PHOTO CREDIT: KIRBY LEE-USA TODAY SPORTS
The Patrick Maroon trade is one of Peter Chiarelli’s best trades. It’s a unanimous win for Edmonton: they gave up very little (Martin Gernat and a fourth round pick), got Anaheim to retain salary, and received a player who’s played in their top-six for $1.5 million a year.
Maroon has 56 points in 97 games since coming over to the Oilers, including 35 goals, which is in range of both Jordan Eberle (60 points in 100 games) and Ryan Nugent-Hopkins (47 points in 91 games), but at a much lower price than their $6 million cap hits. Maroon’s played with one of the league’s best, if not the best, players in Connor McDavid, a luxury RNH hasn’t shared. Eberle did, and his stats didn’t skyrocket as many expected.
Being able to complement stars like McDavid is a valuable skill, paying him free agent money lessens that. Especially with how tight Edmonton’s cap is.
The Oilers already have $60 million committed to 13 players for 2018-19, with Ryan Strome, Matt Benning, and Darnell Nurse needing new contracts. Ryan Nugent-Hopkins is often seen as the next cap casualty, so it’s hard to see Edmonton signing a 30-year-old winger to a contract at just a couple million less.
Instead, Edmonton should look for the next Maroon. McDavid is going to produce regardless who flanks him, as Sidney Crosby and Evgeni Malkin have done. The Oilers need the next forward who can put up 25+ goals beside Connor McDavid on a bargain contract.
I looked for forwards from the past two years who scored similarly to Maroon during his time with Anaheim (0.39 points per game), who had success in the American Hockey League like Pat Maroon did, and were around a similar age (24-28).
Maroon played very little his last year with the Ducks so I searched for possible under-utilized forwards who were either a positive possession player or slight negative, and then filtered it to players who could be available. Players who may make too much, but could be useful with retained salary, were also considered.
Josh Leivo has 15 points in his last 25 NHL games, although those games were played over the past two seasons. Leivo hasn’t played much NHL hockey, but he’s young enough, scored well in the minors and in short stints with Toronto, and is a right-handed shot that would be a blessing for a team full of lefties in Edmonton. The Leafs have a glut of winger, although Leivo probably won’t see waivers, he seems like an ideal candidate to break out on a new team rather than play sporadically thorough another year.

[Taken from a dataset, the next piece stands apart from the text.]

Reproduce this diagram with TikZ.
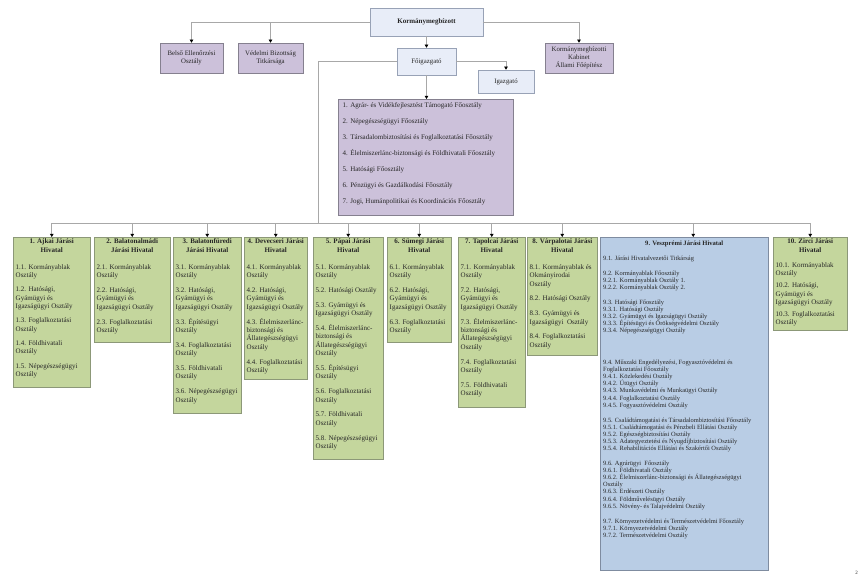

Leivo isn’t as proven as Maroon was, but the Leafs wouldn’t have to worry about him coming back to bite them either in division or conference. Leivo could be a cheap option to play with anyone of Edmonton’s skilled centers.
Chiarelli already acquired Brett Connolly once before during his last season as Boston Bruins general manager. Chiarelli paid two second-round picks for Connolly, and he was eventually left without a qualifying offer and became an unrestricted free agent.
Connolly signed with Washington and scored 15 goals while averaging 10:14 minutes a game. He’s another big forward like Maroon, who has a history of scoring in the AHL and might be under-utilized in his current role. It’s unclear whether Washington will give him more ice time this season, but Marcus Johansson was traded to New Jersey for salary reasons so there could be room for Connolly in the Capitals’ top nine.
The Capitals also signed Alex Chiasson, who averaged 13:23 a game in Calgary last season, to a professional tryout agreement. Connolly could be attractive as a right handed shot who could score more in a bigger role in Edmonton, and maybe a Chiasson signing makes it more available.
Daniel Carr hasn’t scored like Maroon did in Anaheim, he only has 18 points through 56 NHL games, but he was a good scorer in the AHL and might hit the waiver wire in Montreal this season.
The cost could simply be a roster spot and a bet that Carr’s AHL success can translate into NHL scoring. Carr is on a cheap contract for the next two seasons and may be in tough to make the Canadiens roster with Jonathan Drouin, Ales Hemsky, and Peter Holland as new additions. Carr might be worth a waiver claim and some extended time with skilled players.
Alex Chiasson is a few years removed from being a major piece the Jason Spezza trade. He’s not the player Ottawa was hoping for, but he’s still a useful top nine player.
Chiasson was traded to Calgary after a couple seasons with Ottawa and scored 12 goals and 24 points in 82 games before not being qualified. The Capitals signed him to a professional try-out, but things don’t always work out as we saw with Kris Versteeg and the Oilers last year.
Chiasson is a big winger who could provide proven scoring in Edmonton’s top nine, something Drake Caggiula and Anton Slepyshev might not do.
It’s tough to see the Oilers fitting in a new contract for Maroon. Patrick Eaves was a player with modest scoring totals until last year and he got three years at $3.15 million per year after being traded to Anaheim. Maroon is younger and less injury prone than Eaves, but had a similar scoring surge later in his career. McDavid’s monster extension kicks in that season too, so the Oilers will need to make every dollar count.